Eddie could often appear to be a morose character. Once, in the sound control room, his manager was talking (heatedly) on the phone – during this Eddie asked me for a cigarette. I obliged. Standing behind the desk in my line of sight, he leant across to me and quietly confided ‘Everybody hates me’. ‘Surely not!’, I retorted, rather embarrassed. He whispered a reply ‘I even hate myself’.



Brave Lionel Blair stood in for both artistes throughout the rehearsed dance items because Miss Stevens was several months pregnant and Eddie was often ‘resting’. Connie did mime one song and wanted to redo her voice track on several different occasions, the last while the floor was waiting to shoot. The American producer made it clear to her in the vocal booth that she had two options, go to the floor and shoot - or go home. The finished product gave no indication of the trials experienced. In the finale of the Concert Spot, Eddie gave a thunderous version of ‘Impossible Dream’ that virtually bought the house down. Like all the big stars, on the night, he did it right.

In 1972 the seven episodes of The Strauss Family were made. We recorded all the music at the ATV studios with MD Cyril Ornadel. These recordings culminated in the huge orchestral rendition of ‘The Blue Danube’ Used ultimately in the final shot in episode seven of Johann Strauss (the younger) on his deathbed. The strings of The Blue Danube swelled as the camera pulled out for the wide shot, his body surrounded by hundreds of flowers. It was both poignant and heart rendering. This was a David Reid production with both he and David Giles directing.

The cast was stupendous. Anne Stallybrass; Derek Jacobi; Jane Seymour; Georgina Hale; Michael Bryant; David de Keyser; Geoffrey SegalMargaret Whiting in the principal roles. Eric Woolfe and Stuart Wilson were the elder and younger Strauss’s. Importantly, they both learned the art of conducting to extraordinary lengths. and

Two huge ballroom sets were constructed for Studio C. Musical Director Cyril Ornadel, having apparently had previously unhappy experiences with television sound sessions, had insisted that all music should be mixed down and finalised in his presence. Happy to oblige, this I did. This involved some eighty pieces of music of varying size orchestras. However, Cyril had not taken into account that one ballroom was an outside venue. I had mixed down all of the big orchestra tracks with echo and this did not suit the exterior Sperl Ballroom where a dryer sound would have worked better.

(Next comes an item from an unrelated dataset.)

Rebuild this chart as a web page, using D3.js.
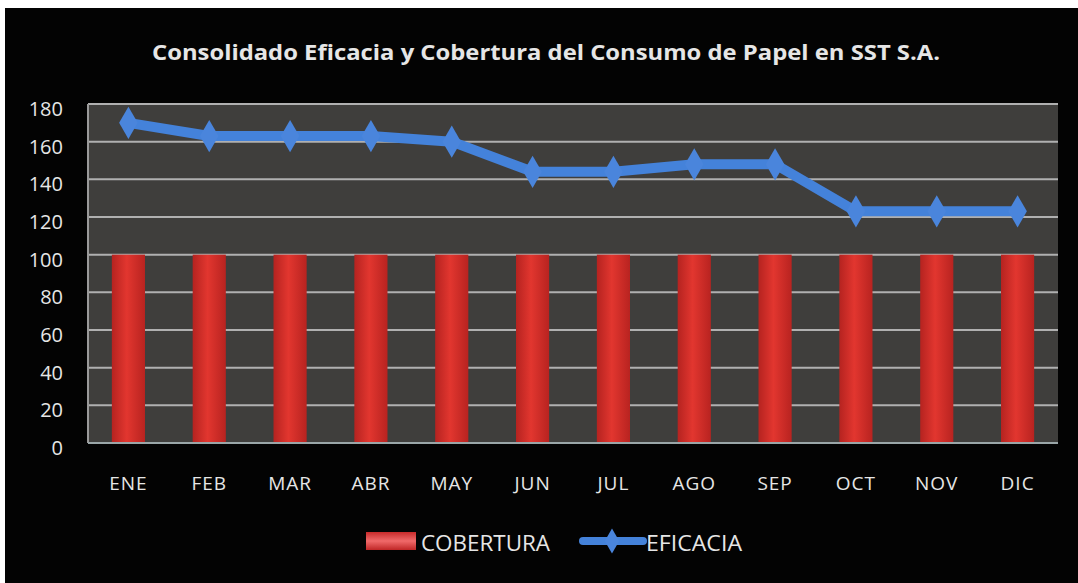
<!DOCTYPE html>
<html lang="es">
<head>
    <meta charset="UTF-8">
    <title>Consolidado Eficacia y Cobertura</title>
    <script src="https://d3js.org/d3.v7.min.js"></script>
    <style>
        body { margin: 0; padding: 0; background: #fff; }
        svg { display: block; }
        text { font-family: "Open Sans", "DejaVu Sans", sans-serif; fill: #e6e6e6; }
    </style>
</head>
<body>
<div id="viz"></div>
<script>
    // chart data
    const months = ["ENE", "FEB", "MAR", "ABR", "MAY", "JUN", "JUL", "AGO", "SEP", "OCT", "NOV", "DIC"];
    const cobertura = [100, 100, 100, 100, 100, 100, 100, 100, 100, 100, 100, 100];
    const eficacia = [170, 163, 163, 163, 160, 144, 144, 148, 148, 123, 123, 123];
    const yTicks = [0, 20, 40, 60, 80, 100, 120, 140, 160, 180];
    const title = "Consolidado Eficacia y Cobertura del Consumo de Papel en SST S.A.";

    const width = 1078, height = 583;
    const plot = { left: 88, right: 1058, top: 104, bottom: 443 };

    const svg = d3.select("#viz").append("svg")
        .attr("width", width)
        .attr("height", height);

    const defs = svg.append("defs");
    const barGrad = defs.append("linearGradient").attr("id", "barGrad")
        .attr("x1", "0%").attr("x2", "100%").attr("y1", "0%").attr("y2", "0%");
    barGrad.append("stop").attr("offset", "0%").attr("stop-color", "#b52320");
    barGrad.append("stop").attr("offset", "45%").attr("stop-color", "#e2362f");
    barGrad.append("stop").attr("offset", "100%").attr("stop-color", "#b82320");

    const legGrad = defs.append("linearGradient").attr("id", "legGrad")
        .attr("x1", "0%").attr("x2", "0%").attr("y1", "0%").attr("y2", "100%");
    legGrad.append("stop").attr("offset", "0%").attr("stop-color", "#c92a2a");
    legGrad.append("stop").attr("offset", "50%").attr("stop-color", "#f06a6a");
    legGrad.append("stop").attr("offset", "100%").attr("stop-color", "#c02626");

    // black chart background with white margin on top/left
    svg.append("rect").attr("x", 5).attr("y", 8)
        .attr("width", width - 5).attr("height", height - 8)
        .attr("fill", "#030303");

    svg.append("rect")
        .attr("x", plot.left).attr("y", plot.top)
        .attr("width", plot.right - plot.left).attr("height", plot.bottom - plot.top)
        .attr("fill", "#3f3e3c");

    const x = d3.scaleBand()
        .domain(months)
        .range([plot.left, plot.right])
        .paddingInner(0.59)
        .paddingOuter(0.295);

    const y = d3.scaleLinear()
        .domain([0, 180])
        .range([plot.bottom, plot.top]);

    // gridlines
    svg.append("g")
        .selectAll("line")
        .data(yTicks.filter(d => d > 0))
        .enter()
        .append("line")
        .attr("x1", plot.left).attr("x2", plot.right)
        .attr("y1", d => y(d)).attr("y2", d => y(d))
        .attr("stroke", "#b0b0b0")
        .attr("stroke-width", 2);

    // bars
    svg.append("g")
        .selectAll("rect")
        .data(cobertura)
        .enter()
        .append("rect")
        .attr("x", (d, i) => x(months[i]))
        .attr("y", d => y(d))
        .attr("width", x.bandwidth())
        .attr("height", d => y(0) - y(d))
        .attr("fill", "url(#barGrad)");

    // axis lines
    svg.append("line")
        .attr("x1", plot.left).attr("x2", plot.left)
        .attr("y1", plot.top).attr("y2", plot.bottom)
        .attr("stroke", "#9a9a9a").attr("stroke-width", 2);
    svg.append("line")
        .attr("x1", plot.left).attr("x2", plot.right)
        .attr("y1", plot.bottom).attr("y2", plot.bottom)
        .attr("stroke", "#9aa6a8").attr("stroke-width", 2);

    // eficacia line
    const line = d3.line()
        .x((d, i) => x(months[i]) + x.bandwidth() / 2)
        .y(d => y(d));

    svg.append("path")
        .datum(eficacia)
        .attr("d", line)
        .attr("fill", "none")
        .attr("stroke", "#4482da")
        .attr("stroke-width", 10)
        .attr("stroke-linejoin", "round");

    const diamond = d3.symbol().type(d3.symbolDiamond).size(300);
    svg.append("g")
        .selectAll("path")
        .data(eficacia)
        .enter()
        .append("path")
        .attr("d", diamond)
        .attr("transform", (d, i) => `translate(${x(months[i]) + x.bandwidth() / 2},${y(d)})`)
        .attr("fill", "#4a85dc");

    // y labels
    svg.append("g")
        .selectAll("text")
        .data(yTicks)
        .enter()
        .append("text")
        .attr("x", 63)
        .attr("y", d => y(d) + 12)
        .attr("text-anchor", "end")
        .style("font-size", "20px")
        .text(d => d);

    // x labels
    svg.append("g")
        .selectAll("text")
        .data(months)
        .enter()
        .append("text")
        .attr("x", d => x(d) + x.bandwidth() / 2)
        .attr("y", 490)
        .attr("text-anchor", "middle")
        .style("font-size", "19px")
        .style("letter-spacing", "1px")
        .text(d => d);

    // title
    svg.append("text")
        .attr("x", 546)
        .attr("y", 60)
        .attr("text-anchor", "middle")
        .style("font-size", "21px")
        .style("font-weight", "bold")
        .attr("textLength", 788)
        .attr("lengthAdjust", "spacingAndGlyphs")
        .text(title);

    // legend
    const leg = svg.append("g");
    leg.append("rect")
        .attr("x", 366).attr("y", 532)
        .attr("width", 50).attr("height", 18)
        .attr("fill", "url(#legGrad)");
    leg.append("text")
        .attr("x", 421).attr("y", 551)
        .style("font-size", "21px")
        .attr("textLength", 129)
        .attr("lengthAdjust", "spacingAndGlyphs")
        .text("COBERTURA");
    leg.append("line")
        .attr("x1", 583).attr("x2", 643)
        .attr("y1", 541).attr("y2", 541)
        .attr("stroke", "#4482da").attr("stroke-width", 8)
        .attr("stroke-linecap", "round");
    leg.append("path")
        .attr("d", d3.symbol().type(d3.symbolDiamond).size(180))
        .attr("transform", "translate(612,541)")
        .attr("fill", "#4a85dc");
    leg.append("text")
        .attr("x", 646).attr("y", 551)
        .style("font-size", "21px")
        .attr("textLength", 96)
        .attr("lengthAdjust", "spacingAndGlyphs")
        .text("EFICACIA");
</script>
</body>
</html>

David Reid devised sequences where dance hall scenes would suddenly cut to Strauss household dramatic scenes with the music still running before returning in triumph to the ballroom. The mixture of the tumultuous family drama alternating with happy, gay ballroom sequences could not have worked better.

Johann Strauss the Younger was the Michael Jackson of his day. When he visited New York, a group of over a thousand musicians in Central Park were assembled in tribute to play his ‘Blue Danube’. The gathering was so immense that a cannon had to be fired so the musicians could start in unison!